** begin **
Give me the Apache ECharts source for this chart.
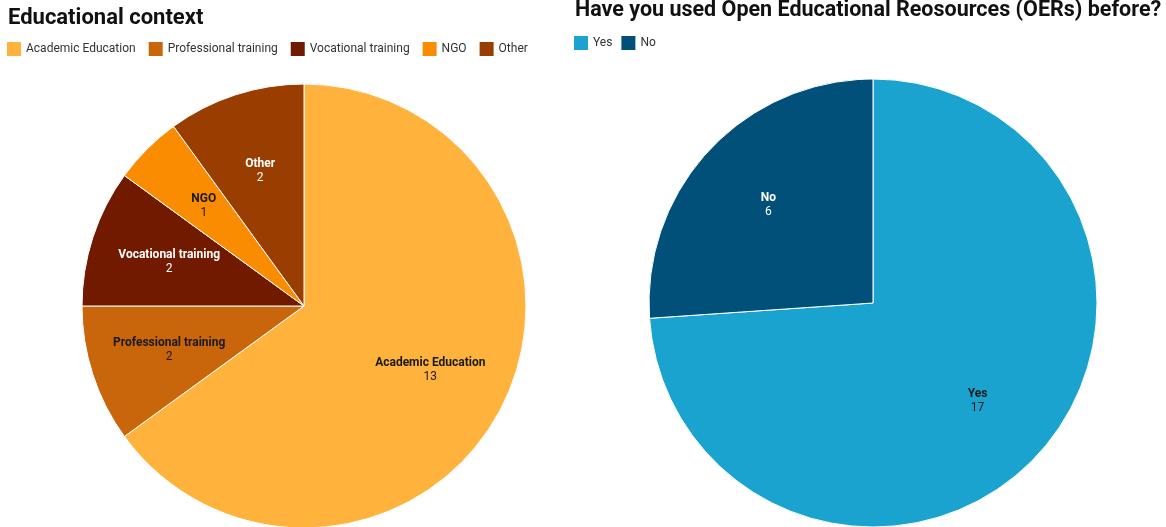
<!DOCTYPE html>
<html>
<head>
<meta charset="utf-8">
<script src="https://cdn.jsdelivr.net/npm/echarts@6/dist/echarts.min.js"></script>
<style>
  html, body { margin: 0; padding: 0; background: #fff; }
  #chart { width: 1166px; height: 527px; }
</style>
</head>
<body>
<div id="chart"></div>
<script>
const contextNames = ['Academic Education', 'Professional training', 'Vocational training', 'NGO', 'Other']
const contextValues = [13, 2, 2, 1, 2]
const contextColors = ['#ffb23c', '#c9650a', '#711a00', '#f98c00', '#9a3d00']
const contextLabelColors = ['#1a1a1a', '#1a1a1a', '#ffffff', '#1a1a1a', '#ffffff']

const oerNames = ['Yes', 'No']
const oerValues = [17, 6]
const oerColors = ['#1aa3cf', '#00507a']
const oerLabelColors = ['#1a1a1a', '#ffffff']

const chart = echarts.init(document.getElementById('chart'))

function pieData(names, values, colors, labelColors) {
  return names.map((n, i) => ({
    name: n,
    value: values[i],
    itemStyle: { color: colors[i] },
    label: { color: labelColors[i] }
  }))
}

const labelStyle = {
  show: true,
  position: 'inside',
  formatter: '{n|{b}}\n{v|{c}}',
  rich: {
    n: { fontFamily: 'Roboto', fontSize: 12, fontWeight: 'bold', lineHeight: 14 },
    v: { fontFamily: 'Roboto', fontSize: 12, lineHeight: 14 }
  }
}

function pieSeries(names, values, colors, labelColors, center, r) {
  const data = pieData(names, values, colors, labelColors)
  return [
    {
      type: 'pie',
      center,
      radius: [0, r],
      silent: true,
      label: { show: false },
      labelLine: { show: false },
      itemStyle: { borderColor: '#ffffff', borderWidth: 1 },
      data
    },
    {
      // transparent ring only to place the labels further out
      type: 'pie',
      center,
      radius: [r * 0.25, r],
      silent: true,
      legendHoverLink: false,
      label: labelStyle,
      labelLine: { show: false },
      data: data.map((d) => ({ ...d, itemStyle: { color: 'rgba(0,0,0,0)', borderWidth: 0 } }))
    }
  ]
}

function legendData(names, colors) {
  return names.map((n, i) => ({ name: n, itemStyle: { color: colors[i], borderWidth: 0 } }))
}

chart.setOption({
  animation: false,
  title: [
    { text: 'Educational context', left: 8, top: 7, padding: 0, textStyle: { fontFamily: 'Roboto', fontSize: 22, fontWeight: 'bold', color: '#111' } },
    { text: 'Have you used Open Educational Reosources (OERs) before?', left: 575, top: 0, padding: 0, textStyle: { fontFamily: 'Roboto', fontSize: 21.5, fontWeight: 'bold', color: '#111' } }
  ],
  legend: [
    {
      data: legendData(contextNames, contextColors),
      left: 7, top: 42, padding: 0, itemWidth: 14, itemHeight: 14, itemGap: 13, icon: 'rect',
      itemStyle: { borderWidth: 0 },
      textStyle: { fontFamily: 'Roboto', fontSize: 12, color: '#333' }
    },
    {
      data: legendData(oerNames, oerColors),
      left: 574, top: 36, padding: 0, itemWidth: 14, itemHeight: 14, itemGap: 9, icon: 'rect',
      itemStyle: { borderWidth: 0 },
      textStyle: { fontFamily: 'Roboto', fontSize: 12, color: '#333' }
    }
  ],
  series: [
    ...pieSeries(contextNames, contextValues, contextColors, contextLabelColors, [304, 306], 222),
    ...pieSeries(oerNames, oerValues, oerColors, oerLabelColors, [873, 303], 224)
  ]
})
</script>
</body>
</html>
** end **
Problem statement: Copy all the lines of data exactly as they appear, dropping any images.

Result below:
Give me the Apache ECharts source for this chart.
<!DOCTYPE html>
<html>
<head>
<meta charset="utf-8">
<script src="https://cdn.jsdelivr.net/npm/echarts@6/dist/echarts.min.js"></script>
<style>
  html, body { margin: 0; padding: 0; background: #fff; }
  #chart { width: 1166px; height: 527px; }
</style>
</head>
<body>
<div id="chart"></div>
<script>
const contextNames = ['Academic Education', 'Professional training', 'Vocational training', 'NGO', 'Other']
const contextValues = [13, 2, 2, 1, 2]
const contextColors = ['#ffb23c', '#c9650a', '#711a00', '#f98c00', '#9a3d00']
const contextLabelColors = ['#1a1a1a', '#1a1a1a', '#ffffff', '#1a1a1a', '#ffffff']

const oerNames = ['Yes', 'No']
const oerValues = [17, 6]
const oerColors = ['#1aa3cf', '#00507a']
const oerLabelColors = ['#1a1a1a', '#ffffff']

const chart = echarts.init(document.getElementById('chart'))

function pieData(names, values, colors, labelColors) {
  return names.map((n, i) => ({
    name: n,
    value: values[i],
    itemStyle: { color: colors[i] },
    label: { color: labelColors[i] }
  }))
}

const labelStyle = {
  show: true,
  position: 'inside',
  formatter: '{n|{b}}\n{v|{c}}',
  rich: {
    n: { fontFamily: 'Roboto', fontSize: 12, fontWeight: 'bold', lineHeight: 14 },
    v: { fontFamily: 'Roboto', fontSize: 12, lineHeight: 14 }
  }
}

function pieSeries(names, values, colors, labelColors, center, r) {
  const data = pieData(names, values, colors, labelColors)
  return [
    {
      type: 'pie',
      center,
      radius: [0, r],
      silent: true,
      label: { show: false },
      labelLine: { show: false },
      itemStyle: { borderColor: '#ffffff', borderWidth: 1 },
      data
    },
    {
      // transparent ring only to place the labels further out
      type: 'pie',
      center,
      radius: [r * 0.25, r],
      silent: true,
      legendHoverLink: false,
      label: labelStyle,
      labelLine: { show: false },
      data: data.map((d) => ({ ...d, itemStyle: { color: 'rgba(0,0,0,0)', borderWidth: 0 } }))
    }
  ]
}

function legendData(names, colors) {
  return names.map((n, i) => ({ name: n, itemStyle: { color: colors[i], borderWidth: 0 } }))
}

chart.setOption({
  animation: false,
  title: [
    { text: 'Educational context', left: 8, top: 7, padding: 0, textStyle: { fontFamily: 'Roboto', fontSize: 22, fontWeight: 'bold', color: '#111' } },
    { text: 'Have you used Open Educational Reosources (OERs) before?', left: 575, top: 0, padding: 0, textStyle: { fontFamily: 'Roboto', fontSize: 21.5, fontWeight: 'bold', color: '#111' } }
  ],
  legend: [
    {
      data: legendData(contextNames, contextColors),
      left: 7, top: 42, padding: 0, itemWidth: 14, itemHeight: 14, itemGap: 13, icon: 'rect',
      itemStyle: { borderWidth: 0 },
      textStyle: { fontFamily: 'Roboto', fontSize: 12, color: '#333' }
    },
    {
      data: legendData(oerNames, oerColors),
      left: 574, top: 36, padding: 0, itemWidth: 14, itemHeight: 14, itemGap: 9, icon: 'rect',
      itemStyle: { borderWidth: 0 },
      textStyle: { fontFamily: 'Roboto', fontSize: 12, color: '#333' }
    }
  ],
  series: [
    ...pieSeries(contextNames, contextValues, contextColors, contextLabelColors, [304, 306], 222),
    ...pieSeries(oerNames, oerValues, oerColors, oerLabelColors, [873, 303], 224)
  ]
})
</script>
</body>
</html>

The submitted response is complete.